For years, a small band of researchers at the New York Public Library has been tackling questions from young and old, the clueless and the haughty, reducing life's infinite jumble to an answer, more or less.
Today, despite the Internet, the eight women and two men of the telephone reference service are still at it. Every day, except Sundays and holidays, between 9am and 6pm, anyone, of any age, from anywhere can telephone (212) 340-0849 and ask almost any question.
What country had the first license plates? What is the life cycle of an eyebrow hair? What is arachibutyrophobia? How does a person get out of quicksand?
The staff has less than five minutes to reply. (Answers at the end of this article.)
Most queries are humdrum, like when is the library open. The clueless ask who the famous are, like who is the vice president. Secretaries puzzle over their own shorthand when the boss uses an unfamiliar word.
Some queries get garbled: One librarian thought a caller from South Africa was asking how many statues of Lenin there are in the world. He meant John Lennon, and was referred to other sources.
While the number of telephone calls has declined over the years to fewer than 150 a day from more than 1,000, they still made up two-thirds, or 41,715, of all inquiries to the staff last year (the rest were by computer).
Still, the persistence of this service raises its own questions.

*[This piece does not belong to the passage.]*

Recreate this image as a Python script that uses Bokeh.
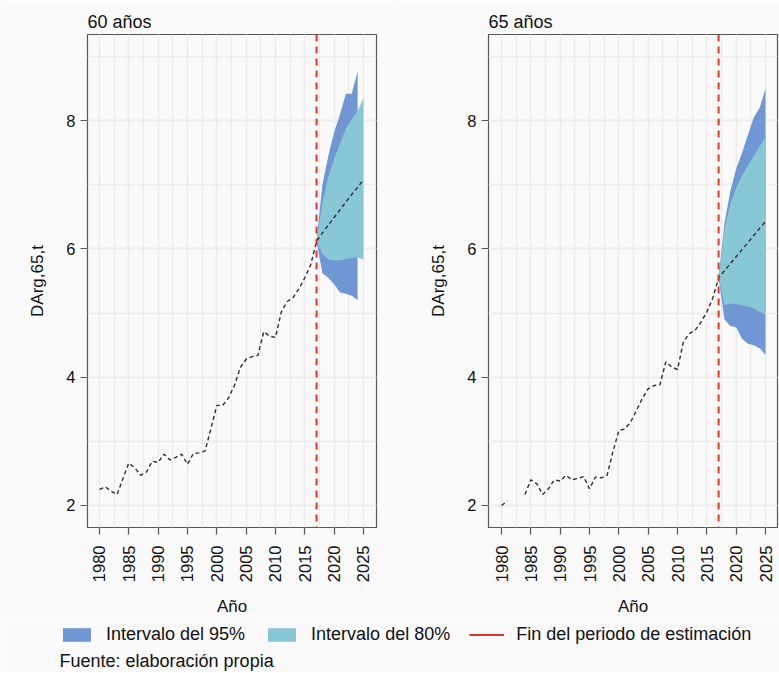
import numpy as np
from bokeh.plotting import figure
from bokeh.layouts import column, row
from bokeh.models import (Span, SingleIntervalTicker, Range1d, Legend, LegendItem, Label)
from bokeh.embed import file_html
from bokeh.resources import INLINE

# ---------------- data ----------------
years_obs = list(range(1980, 2018))
years_fc = list(range(2017, 2026))
years_fc95_60 = list(range(2017, 2025))
END_YEAR = 2017

obs_60 = [2.25, 2.29, 2.22, 2.17, 2.42, 2.66, 2.59, 2.47, 2.52, 2.69,
          2.67, 2.80, 2.71, 2.75, 2.80, 2.64, 2.81, 2.82, 2.85, 3.20,
          3.56, 3.56, 3.68, 3.87, 4.15, 4.28, 4.32, 4.34, 4.71, 4.64,
          4.62, 5.02, 5.18, 5.24, 5.38, 5.55, 5.75, 6.12]
mean_60 = [6.12, 6.25, 6.37, 6.49, 6.61, 6.73, 6.85, 6.96, 7.08]
up80_60 = [6.12, 6.72, 7.12, 7.40, 7.65, 7.88, 8.02, 8.15, 8.35]
lo80_60 = [6.12, 5.92, 5.84, 5.82, 5.82, 5.84, 5.86, 5.87, 5.83]
up95_60 = [6.12, 7.00, 7.45, 7.82, 8.10, 8.42, 8.42, 8.77]
lo95_60 = [6.12, 5.62, 5.55, 5.45, 5.32, 5.30, 5.27, 5.20]

nan = float("nan")
obs_65 = [2.00, 2.07, nan, nan, 2.17, 2.40, 2.34, 2.17, 2.26, 2.40,
          2.38, 2.47, 2.40, 2.42, 2.45, 2.26, 2.44, 2.43, 2.47, 2.84,
          3.17, 3.19, 3.30, 3.48, 3.67, 3.82, 3.87, 3.88, 4.24, 4.16,
          4.12, 4.55, 4.68, 4.73, 4.86, 5.02, 5.23, 5.55]
mean_65 = [5.55, 5.66, 5.77, 5.88, 5.99, 6.10, 6.21, 6.32, 6.43]
up80_65 = [5.55, 6.30, 6.70, 6.95, 7.15, 7.30, 7.45, 7.60, 7.75]
lo80_65 = [5.55, 5.12, 5.15, 5.14, 5.12, 5.10, 5.07, 5.02, 4.97]
up95_65 = [5.55, 6.40, 6.90, 7.25, 7.50, 7.78, 8.05, 8.20, 8.50]
lo95_65 = [5.55, 4.90, 4.80, 4.78, 4.60, 4.52, 4.50, 4.45, 4.35]

titles = ["60 años", "65 años"]
y_label = "DArg,65,t"
x_label = "Año"
legend_labels = ["Intervalo del 95%", "Intervalo del 80%", "Fin del periodo de estimación"]
caption = "Fuente: elaboración propia"

# legend proxy glyphs live outside the legend strip's visible range
proxy_x = [-10, -9]
proxy_y = [-10, -10]

# ---------------- style ----------------
BG = "#FAFAFA"
C95 = "#6F97D3"
C80 = "#88C7D6"
RED = "#E3342B"
GRID = "#ECECEC"
FRAME = "#555555"
FONT = "Liberation Sans"


def make_panel(title, obs, mean, up80, lo80, up95, lo95, yrs95,
               width, x_start, x_end, b_left, b_right):
    p = figure(width=width, height=620, output_backend="svg", toolbar_location=None,
               x_range=Range1d(x_start, x_end), y_range=Range1d(1.656, 9.344),
               min_border_left=b_left, min_border_right=b_right,
               min_border_top=34, min_border_bottom=93,
               background_fill_color=BG, border_fill_color=BG,
               outline_line_color=FRAME, outline_line_width=1.2, title=title)
    p.title.text_font = FONT
    p.title.text_font_size = "18px"
    p.title.text_font_style = "normal"
    p.title.text_color = "#111111"
    p.title.align = "left"
    p.title.standoff = 6

    p.varea(x=yrs95, y1=lo95, y2=up95, fill_color=C95)
    p.varea(x=years_fc, y1=lo80, y2=up80, fill_color=C80)
    p.line(years_obs + years_fc[1:], obs + mean[1:], line_color="#2E2E2E",
           line_width=1.4, line_dash="4 3")
    p.add_layout(Span(location=END_YEAR, dimension="height", line_color=RED,
                      line_dash="7 5", line_width=2))

    p.xaxis.ticker = SingleIntervalTicker(interval=5, num_minor_ticks=2)
    p.yaxis.ticker = SingleIntervalTicker(interval=2, num_minor_ticks=2)
    for ax in (p.xaxis[0], p.yaxis[0]):
        ax.axis_line_color = None
        ax.major_tick_line_color = FRAME
        ax.major_tick_line_width = 1.2
        ax.major_tick_in = 0
        ax.major_tick_out = 7
        ax.minor_tick_line_color = None
        ax.major_label_text_font = FONT
        ax.major_label_text_font_size = "16.5px"
        ax.major_label_text_color = "#111111"
        ax.axis_label_text_font = FONT
        ax.axis_label_text_font_size = "17px"
        ax.axis_label_text_font_style = "normal"
        ax.axis_label_text_color = "#111111"
    p.xaxis.major_label_orientation = np.pi / 2
    p.xaxis.major_label_standoff = 11
    p.xaxis.axis_label = x_label
    p.xaxis.axis_label_standoff = 12
    p.yaxis.major_label_standoff = 5
    p.yaxis.axis_label = y_label
    p.yaxis.axis_label_standoff = 16

    for g in (p.xgrid[0], p.ygrid[0]):
        g.grid_line_color = GRID
        g.grid_line_width = 1.5
        g.minor_grid_line_color = GRID
        g.minor_grid_line_width = 1.5
    return p


p1 = make_panel(titles[0], obs_60, mean_60, up80_60, lo80_60, up95_60, lo95_60,
                years_fc95_60, 395, 1977.955, 2027.22, 87, 19)
p2 = make_panel(titles[1], obs_65, mean_65, up80_65, lo80_65, up95_65, lo95_65,
                years_fc, 384, 1977.78, 2027.04, 93, 2)

# legend + caption strip
p3 = figure(width=779, height=52, output_backend="svg", toolbar_location=None,
            x_range=Range1d(0, 1), y_range=Range1d(0, 1),
            x_axis_location=None, y_axis_location=None, min_border=0,
            background_fill_color=BG, border_fill_color=BG, outline_line_color=None)
p3.grid.visible = False
r95 = p3.varea(x=proxy_x, y1=proxy_y, y2=proxy_y, fill_color=C95)
r80 = p3.varea(x=proxy_x, y1=proxy_y, y2=proxy_y, fill_color=C80)
rred = p3.line(x=proxy_x, y=proxy_y, line_color=RED, line_width=2)
leg = Legend(items=[LegendItem(label=legend_labels[0], renderers=[r95]),
                    LegendItem(label=legend_labels[1], renderers=[r80]),
                    LegendItem(label=legend_labels[2], renderers=[rred])],
             orientation="horizontal", location=(59, 27), padding=0, margin=0,
             border_line_color=None, background_fill_alpha=0,
             glyph_width=35, glyph_height=17, label_height=17,
             label_standoff=12, spacing=19,
             label_text_font=FONT, label_text_font_size="18px",
             label_text_color="#111111")
p3.add_layout(leg)
p3.add_layout(Label(x=59, y=12, x_units="screen", y_units="screen", text=caption,
                    text_baseline="middle", text_font=FONT, text_font_size="18px",
                    text_color="#111111"))

layout = column(row(p1, p2), p3)
open("out.html", "w").write(file_html(layout, INLINE))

Why, in the age of search engines, would anyone bedevil a human being with such questions? And what human being would choose to be so bedeviled?
Harriet Shalat, 62, of Forest Hills, Queens, for one. She is the chief of the service, known as telref.
"We are detectives," she said. "We know more than people think we know. We're not little old ladies stamping books and telling you to be quiet."
Paul Duguid, an adjunct professor at the School of Information at the University of California at Berkeley, said there would always be a place for such human search engines.
There are "dark areas" on the Internet, vast databases that are not scanned by search engines like Google, said Duguid, a co-author of The Social Life of Information, about data that computers cannot process.
"If you have a good search question, Google is great for answering it," he said. "If you don't have a good question, you will get 17 million responses and you will wish you hadn't asked."
Some caller questions are verboten. The telref staff will not answer crossword or contest questions, do children's homework, or answer philosophical speculations or guilty-spouse questions (what is my wife's birthday?).
"And if a question is very funny," Shalat said, "you have to put the person on hold, before you start laughing."
(Answers: France, Aug. 14, 1893; 150 days; fear of peanut butter sticking to the roof of the mouth; don't thrash, ease to the surface, float.)